The New Flamboyance. Have the changes in New York produced better papers? "When you publish a paper in a town where the Times blankets the news," says Wechsler, "papers are bound to sell flamboyance rather than quiet news coverage." But flamboyance is not necessarily zestful or exciting journalism. In New York it has often led to sameness (e.g., the tabloid News and Mirror often have the same picture and headline blanketing Page One). The presence of the Times, 20% of whose coverage is national, has also caused many other papers to try to imitate its world view instead of concentrating on news of the city. Too often, the result is neither good world nor good local coverage.
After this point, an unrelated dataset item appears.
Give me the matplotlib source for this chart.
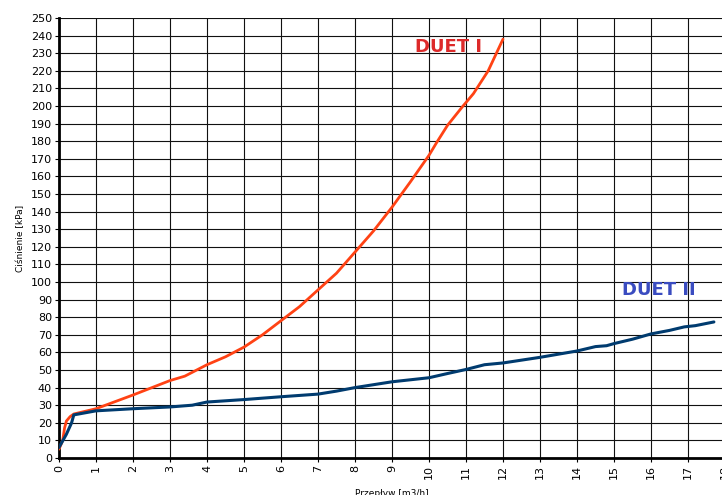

As a result, New York has no "community" paper with which readers identify and turn to in trouble, anger or pleasure the way they do to such dailies as the successful Milwaukee Journal or Scripps-Howard's moneymaking Cleveland Press. The city's dailies have given comparatively little continuing coverage to New York's trouble-ridden police department, traffic problems, housing conditions and soaring crime rate. Some of the papers are making tentative and erratic steps in that direction. But for the most part, in their frantic search for readers, New York's dailies have turned to black type, tricks and entertainment instead of the kind of journalism that once made New York the best newspaper town in the U.S.
*Excluding such specialized dailies as the Wall Street Journal (circ. 135,555), the Journal of Commerce (31,831), the Communist Daily Worker (9,129) and papers whose readers are centered in only one of New York's five boroughs, such as the Brooklyn Eagle (130,565) and the Queens Long Island Press (213,468).